I'm really surprised to read so much admiration for Dalton as Bond. His two films are at least in the bottom 50 percent of the collection, but quality of the films aside, he lacked the charm and sophistication of the Bond character, instead playing the role as an action star. If Bond is just another action hero, then he's quite wimpy compared to his muscle-bound box office peers. Brosnan was the opposite--very slick and a believeable lady's man, but after Goldeneye the level of writing really declined, and some of Brosnan's Bond films are ridiculous and barely watchable.
Roger Moore, the longest-serving Bond, understood the inherent camp and cliches of the role, and instead of trying to reinvent Bond as something he isn't (as Dalton did, in a predictable but regrettable reaction to the lousy tail-end of Moore's Bond career) played along with the joke. "The Spy Who Loved Me" remains one of the best Bond films (totally aside from the lovely Barba Bach's contributions) because Moore balanced out the illogic with his suave manner and great sense of humor. But Moore wasn't an action star, and never tried to be. By the time the series got to Octopussy and A View to a Kill, Bond films were more comedy than spy thriller.
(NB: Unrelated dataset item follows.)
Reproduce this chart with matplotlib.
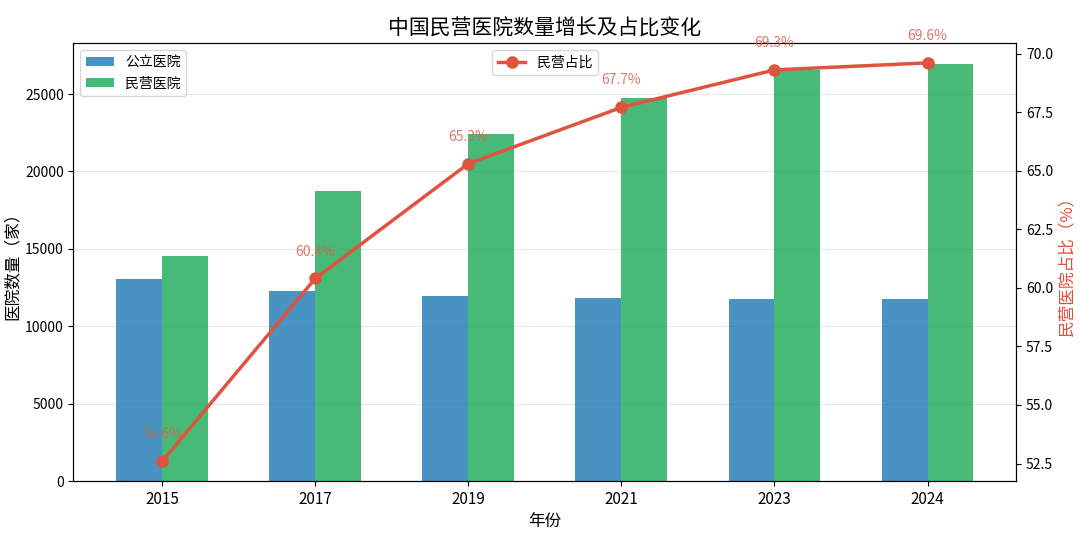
import matplotlib.pyplot as plt
import numpy as np

plt.rcParams['font.family'] = ['Noto Sans CJK SC', 'DejaVu Sans']
plt.rcParams['axes.unicode_minus'] = False

years = ['2015', '2017', '2019', '2021', '2023', '2024']
public = [13069, 12297, 11930, 11804, 11772, 11760]
private = [14518, 18759, 22424, 24766, 26573, 26950]
share = [52.6, 60.4, 65.3, 67.7, 69.3, 69.6]

x = np.arange(len(years))
w = 0.3

fig, ax = plt.subplots(figsize=(10.8, 5.37), dpi=100)
ax.bar(x - w / 2, public, w, color='#2980b9', alpha=0.85, label='公立医院')
ax.bar(x + w / 2, private, w, color='#27ae60', alpha=0.85, label='民营医院')
ax.set_ylim(0, max(private) * 1.05)
ax.set_xticks(x)
ax.set_xticklabels(years, fontsize=11)
ax.tick_params(axis='y', labelsize=10)
ax.set_xlabel('年份', fontsize=12)
ax.set_ylabel('医院数量（家）', fontsize=12, labelpad=3)
ax.grid(axis='y', alpha=0.3)
ax.set_axisbelow(True)
ax.legend(loc='upper left', fontsize=10)

ax2 = ax.twinx()
ax2.plot(x, share, color='#e0533f', linewidth=2.5, marker='o', markersize=8, label='民营占比')
for xi, s in zip(x, share):
    ax2.text(xi, s + 0.85, f'{s}%', ha='center', va='bottom', fontsize=10,
             color='#d9604f', alpha=0.85)
ax2.tick_params(axis='y', labelsize=10)
ax2.set_ylabel('民营医院占比（%）', fontsize=12, color='#e74c3c')
ax2.legend(loc='upper center', fontsize=10)

ax.set_title('中国民营医院数量增长及占比变化', fontsize=15)
fig.subplots_adjust(left=0.068, right=0.941, top=0.92, bottom=0.104)
plt.savefig('out.png')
Connery is the best Bond, easy, because even at his laziest (Diamonds Are Forever) he owned the role. His dry (and often dark) British humor has been imitated by the others Bonds, but never matched successfully, and he always balanced Bond's cold professional detachment with inner warmth and devotion to duty. The screenwriting on the early Bond films varied in quality, with some material (like the long underwater scenes in Thunderball) aging poorly, but Connery's take on Bond and nonplussed reaction to all manner of situations is timeless.